What the exercise asks:
Your job is to retype all of the data word for word, leaving every image out.

┄┄┄┄┄┄

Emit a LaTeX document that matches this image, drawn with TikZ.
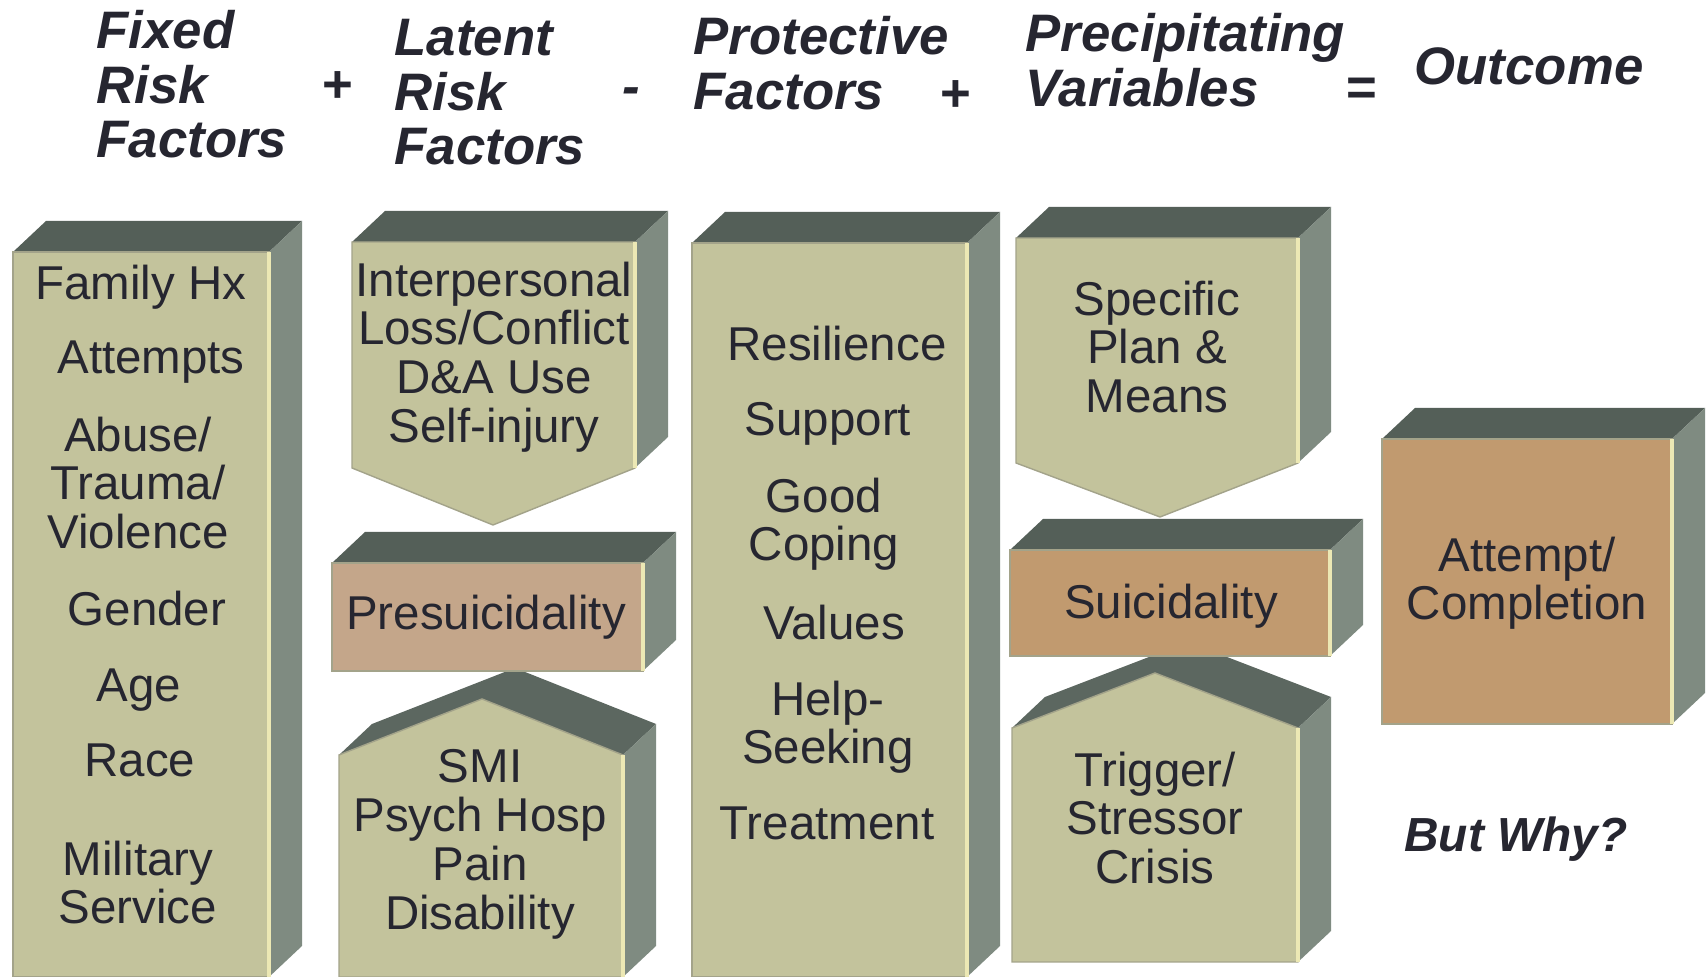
\documentclass[tikz,border=0pt]{standalone}
\usepackage{fontspec}
\setmainfont{Liberation Sans}

\definecolor{faceolive}{HTML}{C3C39C}
\definecolor{facetan}{HTML}{C19A6F}
\definecolor{facepink}{HTML}{C4A68A}
\definecolor{lidgrey}{HTML}{545F58}
\definecolor{roofgrey}{HTML}{5C6760}
\definecolor{sidegrey}{HTML}{7F8B81}
\definecolor{rimgrey}{HTML}{A3A38A}
\definecolor{rimlight}{HTML}{ECE8B4}
\definecolor{inkdark}{HTML}{262630}

\newcommand{\bodyfont}{\fontsize{13.5}{13.9}\selectfont}
\newcommand{\headfont}{\fontsize{15}{15.5}\selectfont\bfseries\itshape}

\tikzset{
  lidface/.style={fill=lidgrey},
  roofface/.style={fill=roofgrey},
  sideface/.style={fill=sidegrey},
  frontface/.style={fill=faceolive, draw=rimgrey, line width=0.4pt},
  rimline/.style={draw=rimlight, line width=0.9pt},
  itemtext/.style={font=\bodyfont, text=inkdark, align=center, inner sep=0pt, anchor=north},
  headtext/.style={font=\headfont, text=inkdark, align=left, inner sep=0pt, anchor=north west},
  optext/.style={font=\headfont, text=inkdark, inner sep=0pt}
}

% plain block: left, top, right, bottom, face colour
\newcommand{\cuboid}[5]{%
  \fill[lidface] (#1,#2) -- ++(33,-31) -- (#3+33,#2-31) -- (#3,#2) -- cycle;
  \fill[sideface] (#3,#2) -- (#3+33,#2-31) -- (#3+33,#4-31) -- (#3,#4) -- cycle;
  \filldraw[frontface, fill=#5] (#1,#2) rectangle (#3,#4);
  \draw[rimline] (#3,#2) -- (#3,#4);
}
% block pointing down: left, top, right, shoulder, tip x, tip y
\newcommand{\downbox}[6]{%
  \fill[lidface] (#1,#2) -- ++(33,-31) -- (#3+33,#2-31) -- (#3,#2) -- cycle;
  \fill[sideface] (#3,#2) -- (#3+33,#2-31) -- (#3+33,#4-31) -- (#3,#4) -- cycle;
  \filldraw[frontface] (#1,#2) -- (#3,#2) -- (#3,#4) -- (#5,#6) -- (#1,#4) -- cycle;
  \draw[rimline] (#3,#2) -- (#3,#4);
}
% block pointing up: left, shoulder, right, bottom, apex x, apex y
\newcommand{\upbox}[6]{%
  \fill[roofface] (#1,#2) -- ++(33,-31) -- (#5+33,#6-31) -- (#3+33,#2-31) -- (#3,#2) -- (#5,#6) -- cycle;
  \fill[sideface] (#3,#2) -- (#3+33,#2-31) -- (#3+33,#4-31) -- (#3,#4) -- cycle;
  \filldraw[frontface] (#1,#2) -- (#5,#6) -- (#3,#2) -- (#3,#4) -- (#1,#4) -- cycle;
  \draw[rimline] (#3,#2) -- (#3,#4);
}

\begin{document}
\begin{tikzpicture}[x=0.01cm, y=-0.01cm]
  \useasboundingbox[fill=white] (0,0) rectangle (1706,977);

  % headings of the sum
  \node[headtext] (fixed) at (96,10) {Fixed\\Risk\\Factors};
  \node[optext] (plusa) at (337,87) {+};
  \node[headtext] (latent) at (394,19) {Latent\\Risk\\Factors};
  \node[optext] (minus) at (631,96) {-};
  \node[headtext] (protect) at (693,16) {Protective\\Factors};
  \node[optext] (plusb) at (955,96) {+};
  \node[headtext] (precip) at (1025,13) {Precipitating\\Variables};
  \node[optext] (equals) at (1361,92) {=};
  \node[headtext] (outcome) at (1414,47) {Outcome};

  % blocks
  \cuboid{13}{252}{269}{977}{faceolive}
  \downbox{352}{242}{635}{468}{493}{525}
  \upbox{339}{755}{623}{977}{482}{699}
  \cuboid{332}{563}{643}{671}{facepink}
  \cuboid{692}{243}{967}{977}{faceolive}
  \upbox{1012}{728}{1298}{962}{1155}{673}
  \cuboid{1010}{550}{1330}{656}{facetan}
  \downbox{1016}{238}{1298}{463}{1160}{517}
  \cuboid{1382}{439}{1672}{724}{facetan}

  % fixed risk factors
  \node[itemtext] (famhx) at (141,264) {Family Hx};
  \node[itemtext] (attempts) at (151,340) {Attempts};
  \node[itemtext] (abuse) at (138,416) {Abuse/\\Trauma/\\Violence};
  \node[itemtext] (gender) at (147,590) {Gender};
  \node[itemtext] (age) at (139,668) {Age};
  \node[itemtext] (race) at (140,743) {Race};
  \node[itemtext] (military) at (138,840) {Military\\Service};

  % latent risk factors
  \node[itemtext] (interp) at (494,261) {Interpersonal\\Loss/Conflict\\D\&A Use\\Self-injury};
  \node[itemtext] (presuic) at (486,594) {Presuicidality};
  \node[itemtext] (smi) at (480,749) {SMI\\Psych Hosp\\Pain\\Disability};

  % protective factors
  \node[itemtext] (resil) at (837,325) {Resilience};
  \node[itemtext] (support) at (828,402) {Support};
  \node[itemtext] (coping) at (824,477) {Good\\Coping};
  \node[itemtext] (values) at (834,604) {Values};
  \node[itemtext] (helpseek) at (828,680) {Help-\\Seeking};
  \node[itemtext] (treat) at (827,806) {Treatment};

  % precipitating variables
  \node[itemtext] (plan) at (1157,280) {Specific\\Plan \&\\Means};
  \node[itemtext] (suic) at (1171,583) {Suicidality};
  \node[itemtext] (trigger) at (1155,751) {Trigger/\\Stressor\\Crisis};

  % outcome
  \node[itemtext] (attempt) at (1527,536) {Attempt/\\Completion};
  \node[headtext, anchor=north, font=\fontsize{13.6}{14}\selectfont\bfseries\itshape] (butwhy) at (1516,816) {But Why?};
\end{tikzpicture}
\end{document}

┄┄┄┄┄┄

Written solution:
Emit a LaTeX document that matches this image, drawn with TikZ.
\documentclass[tikz,border=0pt]{standalone}
\usepackage{fontspec}
\setmainfont{Liberation Sans}

\definecolor{faceolive}{HTML}{C3C39C}
\definecolor{facetan}{HTML}{C19A6F}
\definecolor{facepink}{HTML}{C4A68A}
\definecolor{lidgrey}{HTML}{545F58}
\definecolor{roofgrey}{HTML}{5C6760}
\definecolor{sidegrey}{HTML}{7F8B81}
\definecolor{rimgrey}{HTML}{A3A38A}
\definecolor{rimlight}{HTML}{ECE8B4}
\definecolor{inkdark}{HTML}{262630}

\newcommand{\bodyfont}{\fontsize{13.5}{13.9}\selectfont}
\newcommand{\headfont}{\fontsize{15}{15.5}\selectfont\bfseries\itshape}

\tikzset{
  lidface/.style={fill=lidgrey},
  roofface/.style={fill=roofgrey},
  sideface/.style={fill=sidegrey},
  frontface/.style={fill=faceolive, draw=rimgrey, line width=0.4pt},
  rimline/.style={draw=rimlight, line width=0.9pt},
  itemtext/.style={font=\bodyfont, text=inkdark, align=center, inner sep=0pt, anchor=north},
  headtext/.style={font=\headfont, text=inkdark, align=left, inner sep=0pt, anchor=north west},
  optext/.style={font=\headfont, text=inkdark, inner sep=0pt}
}

% plain block: left, top, right, bottom, face colour
\newcommand{\cuboid}[5]{%
  \fill[lidface] (#1,#2) -- ++(33,-31) -- (#3+33,#2-31) -- (#3,#2) -- cycle;
  \fill[sideface] (#3,#2) -- (#3+33,#2-31) -- (#3+33,#4-31) -- (#3,#4) -- cycle;
  \filldraw[frontface, fill=#5] (#1,#2) rectangle (#3,#4);
  \draw[rimline] (#3,#2) -- (#3,#4);
}
% block pointing down: left, top, right, shoulder, tip x, tip y
\newcommand{\downbox}[6]{%
  \fill[lidface] (#1,#2) -- ++(33,-31) -- (#3+33,#2-31) -- (#3,#2) -- cycle;
  \fill[sideface] (#3,#2) -- (#3+33,#2-31) -- (#3+33,#4-31) -- (#3,#4) -- cycle;
  \filldraw[frontface] (#1,#2) -- (#3,#2) -- (#3,#4) -- (#5,#6) -- (#1,#4) -- cycle;
  \draw[rimline] (#3,#2) -- (#3,#4);
}
% block pointing up: left, shoulder, right, bottom, apex x, apex y
\newcommand{\upbox}[6]{%
  \fill[roofface] (#1,#2) -- ++(33,-31) -- (#5+33,#6-31) -- (#3+33,#2-31) -- (#3,#2) -- (#5,#6) -- cycle;
  \fill[sideface] (#3,#2) -- (#3+33,#2-31) -- (#3+33,#4-31) -- (#3,#4) -- cycle;
  \filldraw[frontface] (#1,#2) -- (#5,#6) -- (#3,#2) -- (#3,#4) -- (#1,#4) -- cycle;
  \draw[rimline] (#3,#2) -- (#3,#4);
}

\begin{document}
\begin{tikzpicture}[x=0.01cm, y=-0.01cm]
  \useasboundingbox[fill=white] (0,0) rectangle (1706,977);

  % headings of the sum
  \node[headtext] (fixed) at (96,10) {Fixed\\Risk\\Factors};
  \node[optext] (plusa) at (337,87) {+};
  \node[headtext] (latent) at (394,19) {Latent\\Risk\\Factors};
  \node[optext] (minus) at (631,96) {-};
  \node[headtext] (protect) at (693,16) {Protective\\Factors};
  \node[optext] (plusb) at (955,96) {+};
  \node[headtext] (precip) at (1025,13) {Precipitating\\Variables};
  \node[optext] (equals) at (1361,92) {=};
  \node[headtext] (outcome) at (1414,47) {Outcome};

  % blocks
  \cuboid{13}{252}{269}{977}{faceolive}
  \downbox{352}{242}{635}{468}{493}{525}
  \upbox{339}{755}{623}{977}{482}{699}
  \cuboid{332}{563}{643}{671}{facepink}
  \cuboid{692}{243}{967}{977}{faceolive}
  \upbox{1012}{728}{1298}{962}{1155}{673}
  \cuboid{1010}{550}{1330}{656}{facetan}
  \downbox{1016}{238}{1298}{463}{1160}{517}
  \cuboid{1382}{439}{1672}{724}{facetan}

  % fixed risk factors
  \node[itemtext] (famhx) at (141,264) {Family Hx};
  \node[itemtext] (attempts) at (151,340) {Attempts};
  \node[itemtext] (abuse) at (138,416) {Abuse/\\Trauma/\\Violence};
  \node[itemtext] (gender) at (147,590) {Gender};
  \node[itemtext] (age) at (139,668) {Age};
  \node[itemtext] (race) at (140,743) {Race};
  \node[itemtext] (military) at (138,840) {Military\\Service};

  % latent risk factors
  \node[itemtext] (interp) at (494,261) {Interpersonal\\Loss/Conflict\\D\&A Use\\Self-injury};
  \node[itemtext] (presuic) at (486,594) {Presuicidality};
  \node[itemtext] (smi) at (480,749) {SMI\\Psych Hosp\\Pain\\Disability};

  % protective factors
  \node[itemtext] (resil) at (837,325) {Resilience};
  \node[itemtext] (support) at (828,402) {Support};
  \node[itemtext] (coping) at (824,477) {Good\\Coping};
  \node[itemtext] (values) at (834,604) {Values};
  \node[itemtext] (helpseek) at (828,680) {Help-\\Seeking};
  \node[itemtext] (treat) at (827,806) {Treatment};

  % precipitating variables
  \node[itemtext] (plan) at (1157,280) {Specific\\Plan \&\\Means};
  \node[itemtext] (suic) at (1171,583) {Suicidality};
  \node[itemtext] (trigger) at (1155,751) {Trigger/\\Stressor\\Crisis};

  % outcome
  \node[itemtext] (attempt) at (1527,536) {Attempt/\\Completion};
  \node[headtext, anchor=north, font=\fontsize{13.6}{14}\selectfont\bfseries\itshape] (butwhy) at (1516,816) {But Why?};
\end{tikzpicture}
\end{document}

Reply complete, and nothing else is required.